Introduction

Abstract

Zirconium alloys are used in nuclear reactors because of their combination of high strength, high corrosion resistance, and low neutron absorption cross-section. Their most demanding applications in nuclear reactors are as fuel cladding and in CANDU, RBMK, and other Pressurized Heavy Water (PHW) reactors as pressure tubes containing the fuel bundles. It is important for the safe and economic operation of these reactors that these components maintain their integrity throughout their design life.
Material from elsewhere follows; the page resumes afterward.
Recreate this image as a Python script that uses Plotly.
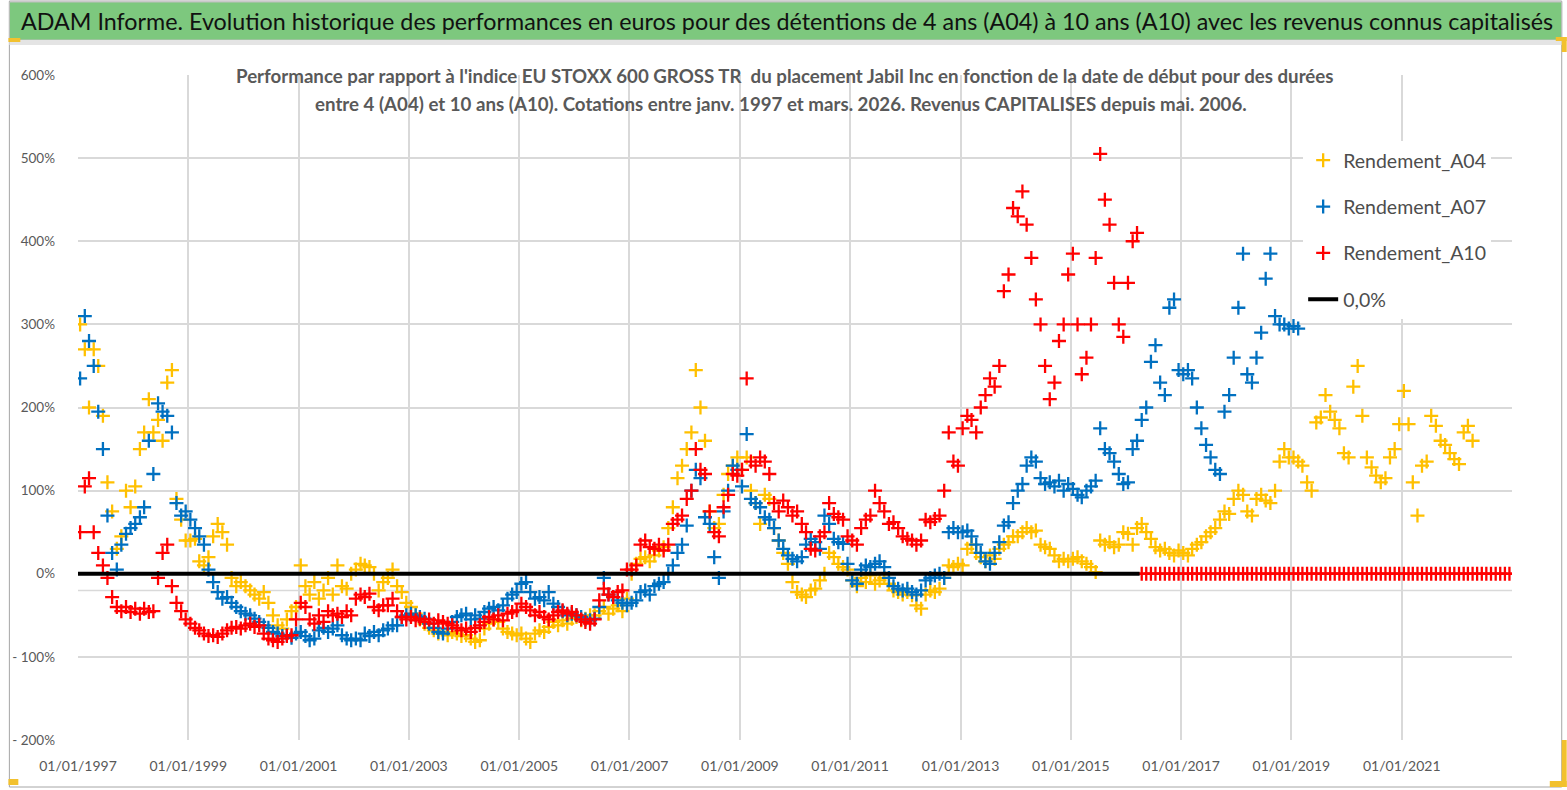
import pandas as pd
import plotly.graph_objects as go

# ---------------- data (values in %) ----------------
A04 = [
    300, 270, 200, 270, 250, 190, 110, 75, 30, 45, 100, 80,        # 1997
    105, 150, 170, 210, 170, 185, 160, 230, 245, 90, 65, 40,       # 1998
    40, 42, 15, 10, 20, 45, 60, 50, 35, -5, -15, -10,              # 1999
    -15, -20, -25, -30, -22, -35, -50, -62, -66, -55, -45, -40,    # 2000
    10, -15, -25, -10, -30, -20, -5, -25, 10, -15, -18, 0,         # 2001
    5, 12, 10, 8, 0, -20, -10, -5, 5, -15, -22, -35,               # 2002
    -40, -48, -55, -60, -65, -68, -72, -70, -74, -70, -72, -75,    # 2003
    -74, -78, -82, -80, -66, -60, -55, -58, -66, -70, -72, -74,    # 2004
    -72, -78, -82, -72, -68, -70, -64, -58, -62, -56, -60, -54,    # 2005
    -52, -56, -54, -50, -50, -45, -40, -48, -42, -38, -45, -30,    # 2006
    0, 12, 18, 20, 15, 22, 28, 32, 55, 80, 115, 130,               # 2007
    150, 170, 245, 200, 160, 75, 55, 60, 95, 120, 130, 140,        # 2008
    125, 140, 100, 85, 60, 95, 90, 55, 40, 25, 12, -10,            # 2009
    -22, -25, -28, -20, -18, -8, 0, 25, 20, 12, 8, 5,              # 2010
    -8, -15, -5, -10, -2, -12, -8, -5, -12, -20, -22, -25,         # 2011
    -22, -26, -38, -42, -25, -20, -22, -18, -5, 10, 8, 12,         # 2012
    10, 30, 35, 25, 20, 15, 22, 18, 30, 35, 38, 45,                # 2013
    45, 50, 55, 50, 52, 35, 32, 30, 22, 15, 18, 15,                # 2014
    18, 20, 15, 12, 8, 2, 40, 35, 38, 32, 35, 50,                  # 2015
    48, 35, 55, 60, 50, 42, 32, 28, 30, 25, 22, 28,                # 2016
    25, 22, 30, 35, 38, 45, 50, 55, 65, 75, 72, 90,                # 2017
    100, 95, 75, 70, 90, 95, 88, 85, 100, 135, 150, 140,           # 2018
    140, 135, 130, 110, 100, 182, 188, 215, 195, 185, 175, 145,    # 2019
    140, 225, 250, 190, 140, 128, 118, 110, 115, 140, 150, 180,    # 2020
    220, 180, 110, 70, 130, 135, 190, 178, 160, 155, 145, 138,     # 2021
    132, 170, 178, 160,                                            # 2022
]

A07 = [
    235, 310, 280, 250, 195, 150, 70, 25, 5, 35, 48, 55,           # 1997
    60, 68, 80, 160, 120, 205, 195, 190, 170, 85, 70, 75,          # 1998
    65, 55, 45, 35, 5, -10, -22, -30, -28, -35, -40, -45,          # 1999
    -48, -50, -54, -58, -62, -65, -70, -72, -75, -74, -77, -72,    # 2000
    -70, -75, -80, -78, -68, -65, -70, -66, -62, -74, -78, -80,    # 2001
    -78, -80, -72, -75, -70, -74, -68, -66, -62, -62, -52, -50,    # 2002
    -48, -50, -52, -54, -60, -65, -70, -72, -66, -58, -52, -50,    # 2003
    -48, -55, -50, -54, -46, -42, -40, -44, -38, -30, -25, -22,    # 2004
    -12, -10, -22, -30, -28, -32, -22, -36, -40, -45, -50, -48,    # 2005
    -50, -52, -55, -56, -54, -40, -5, -25, -28, -32, -35, -38,     # 2006
    -35, -32, -22, -20, -25, -15, -12, -10, 0, 10, 25, 35,         # 2007
    58, 100, 125, 115, 68, 60, 20, -5, 75, 100, 130, 125,          # 2008
    105, 168, 90, 85, 80, 68, 65, 55, 40, 30, 22, 18,              # 2009
    15, 20, 35, 42, 38, 30, 70, 60, 42, 38, 36, 12,                # 2010
    -8, -12, 5, 10, 8, 12, 15, 8, -5, -15, -18, -20,               # 2011
    -18, -22, -25, -20, -8, -5, -2, 0, -5, 50, 55, 50,             # 2012
    50, 52, 45, 35, 25, 15, 12, 25, 38, 58, 62, 85,                # 2013
    100, 108, 130, 140, 135, 115, 108, 110, 105, 112, 100, 108,    # 2014
    102, 95, 92, 100, 105, 112, 175, 150, 145, 135, 120, 108,      # 2015
    110, 150, 160, 185, 200, 255, 275, 230, 215, 320, 330, 245,    # 2016
    240, 245, 235, 200, 175, 155, 140, 125, 120, 195, 215, 260,    # 2017
    320, 385, 240, 230, 260, 290, 355, 385, 310, 300, 300, 295,    # 2018
    298, 295,                                                      # 2019
]

A10 = [
    50, 105, 115, 50, 25, 10, -5, -28, -40, -45, -40, -46,         # 1997
    -42, -48, -42, -46, -45, -5, 25, 35, -15, -35, -45, -55,       # 1998
    -60, -65, -68, -72, -75, -74, -76, -72, -68, -65, -64, -66,    # 1999
    -62, -60, -64, -62, -72, -78, -80, -82, -78, -75, -74, -55,    # 2000
    -35, -40, -55, -60, -50, -58, -45, -50, -48, -52, -45, -50,    # 2001
    -30, -25, -28, -24, -40, -44, -38, -38, -30, -45, -52, -55,    # 2002
    -52, -56, -54, -58, -55, -60, -56, -58, -60, -62, -65, -68,    # 2003
    -66, -70, -65, -62, -58, -52, -55, -50, -56, -48, -46, -44,    # 2004
    -36, -40, -44, -50, -46, -52, -55, -50, -46, -44, -48, -46,    # 2005
    -50, -55, -58, -60, -55, -32, -18, -25, -28, -22, -20, 5,      # 2006
    5, 10, 35, 40, 32, 30, 35, 28, 35, 60, 65, 70,                 # 2007
    90, 100, 150, 125, 120, 75, 50, 45, 80, 95, 120, 118,          # 2008
    125, 235, 135, 130, 140, 135, 120, 85, 75, 88, 80, 70,         # 2009
    75, 60, 50, 30, 28, 45, 50, 85, 72, 68, 65, 45,                # 2010
    40, 35, 55, 65, 70, 100, 85, 75, 60, 62, 55, 45,               # 2011
    42, 40, 35, 40, 65, 62, 66, 70, 100, 170, 135, 130,            # 2012
    175, 190, 185, 170, 200, 215, 235, 225, 250, 340, 360, 440,    # 2013
    430, 460, 420, 380, 330, 300, 250, 210, 230, 280, 300, 360,    # 2014
    385, 300, 240, 260, 300, 380, 505, 450, 420, 350, 300, 285,    # 2015
    350, 400, 410, 0, 0, 0, 0, 0, 0, 0, 0, 0,                      # 2016
    0, 0, 0, 0, 0, 0, 0, 0, 0, 0, 0, 0,                            # 2017
    0, 0, 0, 0, 0, 0, 0, 0, 0, 0, 0, 0,                            # 2018
    0, 0, 0, 0, 0, 0, 0, 0, 0, 0, 0, 0,                            # 2019
    0, 0, 0, 0, 0, 0, 0, 0, 0, 0, 0, 0,                            # 2020
    0, 0, 0, 0, 0, 0, 0, 0, 0, 0, 0, 0,                            # 2021
    0, 0, 0, 0, 0, 0, 0, 0, 0, 0, 0, 0,                            # 2022
]

ZERO_DATES = ["1997-01-01", "2016-04-01"]
ZERO_VALUES = [0, 0]

START = "1997-01-01"
X_TICK_DATES = ["1997-01-01", "1999-01-01", "2001-01-01", "2003-01-01", "2005-01-01",
                "2007-01-01", "2009-01-01", "2011-01-01", "2013-01-01", "2015-01-01",
                "2017-01-01", "2019-01-01", "2021-01-01"]
X_TICK_TEXT = ["01/01/1997", "01/01/1999", "01/01/2001", "01/01/2003", "01/01/2005",
               "01/01/2007", "01/01/2009", "01/01/2011", "01/01/2013", "01/01/2015",
               "01/01/2017", "01/01/2019", "01/01/2021"]
Y_TICK_VALS = [-200, -100, 0, 100, 200, 300, 400, 500, 600]
Y_TICK_TEXT = ["- 200%", "- 100%", "0%", "100%", "200%", "300%", "400%", "500%", "600%"]

TITLE = ("ADAM Informe. Evolution historique des performances en euros pour des détentions "
         "de 4 ans (A04) à 10 ans (A10) avec les revenus connus capitalisés")
SUB1 = ("Performance par rapport à l'indice EU STOXX 600 GROSS TR  du placement Jabil Inc "
        "en fonction de la date de début pour des durées")
SUB2 = ("entre 4 (A04) et 10 ans (A10). Cotations entre janv. 1997 et mars. 2026. "
        "Revenus CAPITALISES depuis mai. 2006.")


def month_dates(n):
    return pd.date_range(START, periods=n, freq="MS") + pd.Timedelta(days=14)


# ---------------- figure ----------------
W, H = 1567, 790
ML, MR, MT, MB = 70, 55, 75, 50
PW, PH = W - ML - MR, H - MT - MB


def px(x):
    return (x - ML) / PW


def py(y):
    return (H - MB - y) / PH


FONT = "Lato, Open Sans, sans-serif"
GRID = "#D9D9D9"
TXT = "#595959"
GOLDMARK = "#F2C12E"

fig = go.Figure()
series = [("Rendement_A04", A04, "#FFC000"),
          ("Rendement_A07", A07, "#0070C0"),
          ("Rendement_A10", A10, "#FF0000")]
for name, vals, col in series:
    fig.add_trace(go.Scatter(
        x=month_dates(len(vals)), y=vals, mode="markers", name=name,
        legendgroup=name,
        marker=dict(symbol="cross-thin", size=10, color=col,
                    line=dict(color=col, width=2.3)),
    ))
fig.add_trace(go.Scatter(
    x=ZERO_DATES, y=ZERO_VALUES, mode="lines", name="0,0%", legendgroup="zero",
    line=dict(color="black", width=4),
))


def prect(x0, x1, y0, y1, fill, line_color=None, layer="above"):
    return dict(type="rect", xref="paper", yref="paper",
                x0=px(x0), x1=px(x1), y0=py(y1), y1=py(y0),
                line=dict(color=line_color or "rgba(0,0,0,0)", width=1 if line_color else 0),
                fillcolor=fill, layer=layer)


shapes = [
    prect(1, 1562, 1, 787, "rgba(0,0,0,0)", "#A6A6A6", "below"),   # chart border
    prect(1, 1562, 2, 40, "#7DC87E", "#BFBFBF"),                    # title band
    prect(1, 1562, 40, 45, "#E4E4E4"),
    dict(type="line", xref="paper", yref="y", x0=0, x1=1, y0=-20, y1=-20,
         line=dict(color=GRID, width=1.5), layer="between"),
    prect(225, 1335, 60, 116, "white", None, "between"),            # subtitle box
    prect(0, 12, 38, 42, GOLDMARK),
    prect(1556, 1567, 37, 41, GOLDMARK),
    prect(1562, 1567, 37, 52, GOLDMARK),
    prect(1562, 1567, 740, 787, GOLDMARK),
    prect(1550, 1567, 781, 787, GOLDMARK),
    prect(0, 10, 779, 785, GOLDMARK),
]

annotations = [
    dict(text=TITLE, xref="paper", yref="paper", x=px(783), y=py(21), showarrow=False,
         xanchor="center", yanchor="middle", font=dict(family=FONT, size=23.3, color="#111111")),
    dict(text="<b>" + SUB1 + "</b>", xref="paper", yref="paper", x=px(781), y=py(76),
         showarrow=False, xanchor="center", yanchor="middle",
         font=dict(family=FONT, size=18.7, color=TXT)),
    dict(text="<b>" + SUB2 + "</b>", xref="paper", yref="paper", x=px(777), y=py(104),
         showarrow=False, xanchor="center", yanchor="middle",
         font=dict(family=FONT, size=18.7, color=TXT)),
]

fig.update_layout(
    width=W, height=H,
    margin=dict(l=ML, r=MR, t=MT, b=MB),
    paper_bgcolor="white", plot_bgcolor="white",
    font=dict(family=FONT, color=TXT),
    shapes=shapes, annotations=annotations,
    showlegend=True,
    legend=dict(x=px(1302), y=py(141), xanchor="left", yanchor="top",
                bgcolor="white", borderwidth=0, tracegroupgap=18,
                font=dict(family=FONT, size=19.5, color="#4D4D4D"), itemwidth=30),
    xaxis=dict(type="date", range=["1997-01-01", "2023-01-01"],
               tickmode="array", tickvals=X_TICK_DATES, ticktext=X_TICK_TEXT,
               showgrid=True, gridcolor=GRID, gridwidth=1.5, zeroline=False, showline=False,
               ticks="", tickfont=dict(family=FONT, size=14, color=TXT),
               ticklabelstandoff=16),
    yaxis=dict(range=[-200, 600], tickmode="array", tickvals=Y_TICK_VALS, ticktext=Y_TICK_TEXT,
               showgrid=True, gridcolor=GRID, gridwidth=1.5, zeroline=False, showline=False,
               ticks="", tickfont=dict(family=FONT, size=13.5, color=TXT),
               ticklabelstandoff=22),
)

fig.write_html(
    "out.html",
    config={"displayModeBar": False},
    post_script="document.body.style.margin='0';document.body.style.overflow='hidden';",
)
However, during their residence in the reactor these components are subject to aging mechanisms resulting from thermal- and pressure-driven changes, fast neutron bombardment, and corrosion at the water/metal interface, the latter resulting in a small fraction of the released hydrogen produced during the corrosion reaction being absorbed in the zirconium alloy. When the hydrogen concentration in the material exceeds the Zr–H solvus composition, zirconium hydrides are formed. These hydrides, which are less ductile than the surrounding metal matrix, can have deleterious effects on the mechanical properties of these components when present at sufficiently high volume fraction. Their deleterious effects are exacerbated by increases in yield strength and decreases in fracture toughness of the zirconium material. These changes are produced as a consequence of the production of dislocation loops and other microstructural changes during fast neutron bombardment in the reactor core.